Even Neil Simon fans (and they do exist, believe it or not) will probably be bummed out by this stunningly unfunny 1976 parody of detective films, with Truman Capote, Nancy Walker, Alec Guinness, Maggie Smith, Elsa Lanchester, Estelle Winwood, Peter Sellers, Peter Falk, Eileen Brennan, James Coco, and David Niven, none of whom has much to do. Simon is the Sisyphus of gag writers, endlessly repeating gags and situations that were barely funny the first time. Peter Falk nearly saves the picture with a funny Bogart impression, no mean feat in the midst of the Humphreymania that reigned at the time of the film’s release.
Blake Edwards‘s parody of/tribute to slapstick comedy is obscenely overlong and insistently hammy, but so what? It’s highly inventive, self-conscious camp, made in 1965, well before the genre wore itself out in superciliousness. The story centers on a New York to Paris road race (think about that for a while) between the Great Leslie, a white-suited, teeth-flashing Tony Curtis, and the unscrupulous Professor Fate— Jack Lemmon in a Mack Sennett mustache.

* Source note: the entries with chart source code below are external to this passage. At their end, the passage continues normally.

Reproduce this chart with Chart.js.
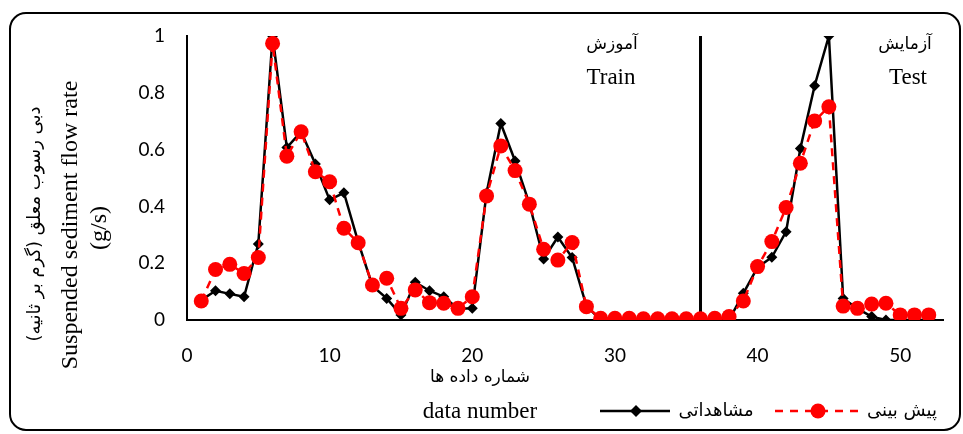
<!DOCTYPE html>
<html lang="fa">
<head>
<meta charset="UTF-8">
<title>Suspended sediment flow rate</title>
<script src="https://cdn.jsdelivr.net/npm/chart.js"></script>
<style>
  html, body { margin: 0; padding: 0; background: #fff; }
  #wrap { width: 963px; height: 434px; }
</style>
</head>
<body>
<div id="wrap"><canvas id="sedChart" width="963" height="434"></canvas></div>
<script>
// شماره داده ها (data number)
const dataNumber = [1, 2, 3, 4, 5, 6, 7, 8, 9, 10, 11, 12, 13, 14, 15, 16, 17, 18, 19, 20, 21, 22, 23, 24, 25, 26,
                    27, 28, 29, 30, 31, 32, 33, 34, 35, 36, 37, 38, 39, 40, 41, 42, 43, 44, 45, 46, 47, 48, 49, 50, 51, 52];
// مشاهداتی (observed)
const observed = [0.07, 0.103, 0.092, 0.082, 0.268, 1.0, 0.607, 0.663, 0.549, 0.423, 0.448, 0.275, 0.12,
                  0.076, 0.018, 0.133, 0.103, 0.082, 0.04, 0.041, 0.447, 0.692, 0.56, 0.41, 0.215, 0.292,
                  0.22, 0.05, 0, 0, 0, 0, 0, 0, 0, 0, 0, 0, 0.094, 0.185, 0.221, 0.311,
                  0.604, 0.825, 1.0, 0.076, 0.04, 0.012, 0, 0, 0, 0];
// پیش بینی (predicted)
const predicted = [0.067, 0.178, 0.196, 0.164, 0.22, 0.974, 0.577, 0.663, 0.522, 0.487, 0.323, 0.272, 0.123,
                   0.147, 0.041, 0.106, 0.061, 0.059, 0.041, 0.082, 0.437, 0.613, 0.526, 0.408, 0.249, 0.211,
                   0.273, 0.047, 0.006, 0.006, 0.006, 0.004, 0.004, 0.004, 0.004, 0.004, 0.006, 0.012, 0.067, 0.188, 0.276, 0.396,
                   0.552, 0.701, 0.751, 0.049, 0.041, 0.056, 0.059, 0.018, 0.018, 0.018];
// train / test split
const splitAt = [36, 36];
const splitY = [0, 1];
const xTicks = [0, 10, 20, 30, 40, 50];
const yTicks = [0, 0.2, 0.4, 0.6, 0.8, 1];

const serif = '"Liberation Serif", "Times New Roman", serif';
const fa = '"DejaVu Sans", sans-serif';

// titles, annotations, legend and frame drawn on the canvas
const decor = {
  id: 'decor',
  afterDraw(chart) {
    const c = chart.ctx;
    c.save();
    c.fillStyle = '#000';
    c.textAlign = 'center';
    c.textBaseline = 'middle';

    // y title (rotated)
    c.save();
    c.translate(35, 224);
    c.rotate(-Math.PI / 2);
    c.font = '18px ' + fa;
    c.fillText('دبی رسوب معلق (گرم بر ثانیه)', 0, 0);
    c.restore();
    c.save();
    c.translate(71, 225);
    c.rotate(-Math.PI / 2);
    c.font = '24px ' + serif;
    c.fillText('Suspended sediment flow rate', 0, 0);
    c.restore();
    c.save();
    c.translate(100, 228);
    c.rotate(-Math.PI / 2);
    c.font = '24px ' + serif;
    c.fillText('(g/s)', 0, 0);
    c.restore();

    // x title
    c.font = '17px ' + fa;
    c.fillText('شماره داده ها', 480, 378);
    c.font = '23px ' + serif;
    c.fillText('data number', 480, 412);

    // train / test labels
    c.font = '17px ' + fa;
    c.fillText('آموزش', 612, 45);
    c.fillText('آزمایش', 905, 45);
    c.font = '23px ' + serif;
    c.fillText('Train', 611, 78);
    c.fillText('Test', 908, 78);

    // legend
    const ly = 411;
    c.strokeStyle = '#000';
    c.lineWidth = 2.5;
    c.beginPath(); c.moveTo(600, ly); c.lineTo(670, ly); c.stroke();
    c.beginPath();
    c.moveTo(636, ly - 6); c.lineTo(642, ly); c.lineTo(636, ly + 6); c.lineTo(630, ly); c.closePath();
    c.fill();
    c.font = '18px ' + fa;
    c.fillText('مشاهداتی', 716, ly);

    c.strokeStyle = '#ff0000';
    c.fillStyle = '#ff0000';
    c.setLineDash([8, 7]);
    c.beginPath(); c.moveTo(775, ly); c.lineTo(862, ly); c.stroke();
    c.setLineDash([]);
    c.beginPath(); c.arc(818, ly, 7.5, 0, Math.PI * 2); c.fill();
    c.fillStyle = '#000';
    c.fillText('پیش بینی', 902, ly);

    // rounded frame
    c.strokeStyle = '#000';
    c.lineWidth = 2;
    c.beginPath();
    c.roundRect(10, 13, 950, 417, 16);
    c.stroke();
    c.restore();
  }
};

new Chart(document.getElementById('sedChart'), {
  type: 'line',
  data: {
    datasets: [
      {
        label: 'پیش بینی',
        data: dataNumber.map((x, i) => ({ x: x, y: predicted[i] })),
        borderColor: '#ff0000',
        backgroundColor: '#ff0000',
        borderWidth: 2.5,
        borderDash: [8, 6],
        pointStyle: 'circle',
        pointRadius: 7.5,
        pointBorderWidth: 0,
        tension: 0
      },
      {
        label: 'مشاهداتی',
        data: dataNumber.map((x, i) => ({ x: x, y: observed[i] })),
        borderColor: '#000',
        backgroundColor: '#000',
        borderWidth: 2.5,
        pointStyle: 'rectRot',
        pointRadius: 5.5,
        pointBorderWidth: 0,
        tension: 0
      },
      {
        label: 'split',
        data: splitAt.map((x, i) => ({ x: x, y: splitY[i] })),
        borderColor: '#000',
        borderWidth: 3,
        pointRadius: 0
      }
    ]
  },
  options: {
    responsive: false,
    animation: false,
    layout: { padding: { top: 36, right: 20, left: 0, bottom: 0 } },
    plugins: { legend: { display: false }, tooltip: { enabled: false } },
    scales: {
      x: {
        type: 'linear',
        min: 0,
        max: 53,
        grid: { display: false, drawTicks: false },
        border: { display: true, color: '#000', width: 2 },
        afterBuildTicks: s => { s.ticks = xTicks.map(v => ({ value: v })); },
        afterFit: s => { s.height = 114; },
        ticks: { color: '#000', padding: 24, font: { family: 'Lato', size: 19 } }
      },
      y: {
        min: 0,
        max: 1,
        grid: { display: false, drawTicks: false },
        border: { display: true, color: '#000', width: 2 },
        afterBuildTicks: s => { s.ticks = yTicks.map(v => ({ value: v })); },
        afterFit: s => { s.width = 187; },
        ticks: { color: '#000', padding: 22, font: { family: 'Lato', size: 19 }, callback: v => String(v) }
      }
    }
  },
  plugins: [decor]
});
</script>
</body>
</html>
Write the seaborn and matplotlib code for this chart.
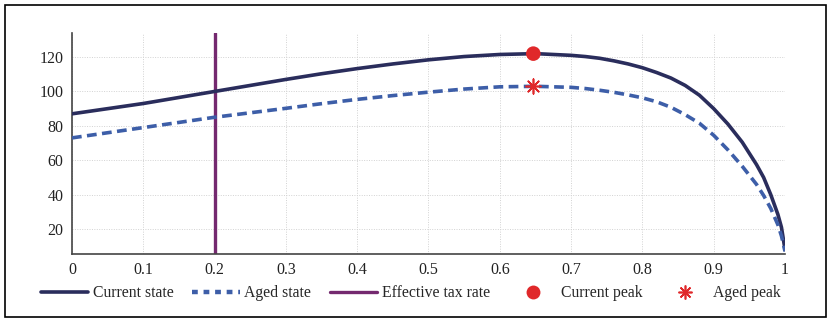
import numpy as np
import pandas as pd
import seaborn as sns
import matplotlib
matplotlib.use("Agg")
import matplotlib.pyplot as plt
from matplotlib.lines import Line2D
from matplotlib.patches import Rectangle
from matplotlib.legend_handler import HandlerLine2D

# ---- data ----
tax_rate = [0.0, 0.05, 0.1, 0.15, 0.2, 0.25, 0.3, 0.35, 0.4, 0.45, 0.5, 0.55,
            0.6, 0.65, 0.7, 0.72, 0.74, 0.76, 0.78, 0.8, 0.82, 0.84, 0.86, 0.88,
            0.9, 0.92, 0.94, 0.96, 0.97, 0.98, 0.99, 0.995, 1.0]
current_state = [87, 90, 93, 96.5, 100, 103.5, 107, 110.3, 113.3, 116, 118.4, 120.3,
                 121.5, 122, 121.0, 120.3, 119.3, 117.8, 116.0, 113.8, 111.0, 107.8,
                 103.5, 97.8, 90.0, 81.0, 70.5, 57.5, 50, 40, 28.5, 21, 8]
aged_state = [73, 76, 79, 82, 85, 87.6, 90.2, 92.9, 95.4, 97.6, 99.6, 101.4,
              102.7, 103, 102.4, 101.7, 100.7, 99.5, 98.0, 96.3, 94.0, 90.8,
              86.5, 81.5, 74.5, 66.0, 56.5, 46.0, 39.5, 32.0, 22.5, 16, 7]
effective_tax_rate = 0.2
peak_x = [0.647]
current_peak = [122]
aged_peak = [103]
x_ticks = [0, 0.1, 0.2, 0.3, 0.4, 0.5, 0.6, 0.7, 0.8, 0.9, 1]
x_tick_labels = ["0", "0.1", "0.2", "0.3", "0.4", "0.5", "0.6", "0.7", "0.8", "0.9", "1"]
y_ticks = [20, 40, 60, 80, 100, 120]
legend_labels = ["Current state", "Aged state", "Effective tax rate", "Current peak", "Aged peak"]

# ---- style ----
sns.set_theme(style="white")
plt.rcParams["font.family"] = ["Liberation Serif", "DejaVu Serif"]
plt.rcParams["font.size"] = 11.3

c_cur = "#2a2d5c"
c_aged = "#3d5ea8"
c_tax = "#74296f"
c_peak = "#e0282a"

fig = plt.figure(figsize=(8.33, 3.25), dpi=100)
ax = fig.add_axes([0.0864, 0.2185, 0.856, 0.68])

df = pd.DataFrame({"x": tax_rate, "cur": current_state, "aged": aged_state})
sns.lineplot(data=df, x="x", y="cur", ax=ax, color=c_cur, lw=2.6, zorder=3)
sns.lineplot(data=df, x="x", y="aged", ax=ax, color=c_aged, lw=2.6, zorder=3)
ax.lines[-1].set_dashes([2.7, 1.5])
ax.axvline(effective_tax_rate, color=c_tax, lw=2.4, zorder=2)
sns.scatterplot(x=peak_x, y=current_peak, ax=ax, color=c_peak, s=110,
                edgecolor="none", zorder=5)
sns.scatterplot(x=peak_x, y=aged_peak, ax=ax, color=c_peak, s=110,
                marker=(8, 2, 0), linewidth=1.2, zorder=5)

ax.set_xlim(0, 1)
ax.set_ylim(5.5, 134)
ax.set_xticks(x_ticks)
ax.set_xticklabels(x_tick_labels)
ax.set_yticks(y_ticks)
ax.set_xlabel("")
ax.set_ylabel("")
ax.grid(True, linestyle=(0, (1, 1.5)), color="#d2d2d2", lw=0.7)
for s in ["top", "right"]:
    ax.spines[s].set_visible(False)
for s in ["left", "bottom"]:
    ax.spines[s].set_color("#444444")
    ax.spines[s].set_linewidth(1.2)
ax.tick_params(direction="in", length=4, width=1, color="#444444",
               labelsize=11.5, labelcolor="#222222", pad=6)


class RightMarker(HandlerLine2D):
    def get_xdata(self, legend, xdescent, ydescent, width, height, fontsize):
        xdata = np.array([-xdescent, -xdescent + width])
        xm = np.array([-xdescent + 0.8 * width])
        return xdata, xm


handles = [
    Line2D([], [], color=c_cur, lw=2.6),
    Line2D([], [], color=c_aged, lw=3.2, dashes=[1.3, 1.3]),
    Line2D([], [], color=c_tax, lw=2.4),
    Line2D([], [], color=c_peak, marker="o", ls="none", markersize=10, markeredgecolor="none"),
    Line2D([], [], color=c_peak, marker=(8, 2, 0), ls="none", markersize=10, markeredgewidth=1.2),
]
fig.legend(handles, legend_labels, loc="center", bbox_to_anchor=(0.4934, 0.098),
           ncol=5, frameon=False, fontsize=11.3, handlelength=3.0,
           handletextpad=0.31, columnspacing=1.2,
           handler_map={handles[3]: RightMarker(), handles[4]: RightMarker()})

fig.add_artist(Rectangle((5 / 833, 1 - 317 / 325), 821 / 833, 312 / 325,
                         transform=fig.transFigure, fill=False,
                         edgecolor="black", lw=1.2))

fig.savefig("out.png", dpi=100)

Very funny; creatively vulgar. 160 min.
A musical remake (1932) of Ernst Lubitsch‘s silent The Marriage Circle, directed from a detailed Lubitsch plan by George Cukor. Maurice Chevalier is a doctor happily married to Jeanette MacDonald but temporarily distracted by Genevieve Tobin. Every so often, Chevalier interrupts the story to ask the audience for advice with the plaintive “What Would You Do?”—demonstrating that you could get away with things in a comedy that most people still won’t accept in a drama. Very funny and very highly recommended.
With most of the humor predicated on homosexual panic, this Dustin Hoffman drag comedy plays like the reactionary inverse of Blake Edwards‘s Victor/Victoria: it’s a film about sex roles that upholds and solidifies strict polarities, styled as safe situation comedy rather than Edwards’s rousing, vulgar farce. Just as Kramer vs. Kramer carried the subliminal point that fathers make the best mothers, so does Tootsie (1982) suggest that men — given the chance — make the best women. As an unsuccessful actor who lands a female part on a soap opera, Hoffman learns a firsthand lesson in chauvinism, an experience that allows him to lecture his costars — Jessica Lange, Teri Garr — on women’s rights. Sydney Pollack‘s professional direction gives the choppy, errant material the appearance of smoothness and integrity, and there are several solid laughs and some excellent supporting performances. But this is a film to be wary of. With Charles Durning and Bill Murray. 116 min.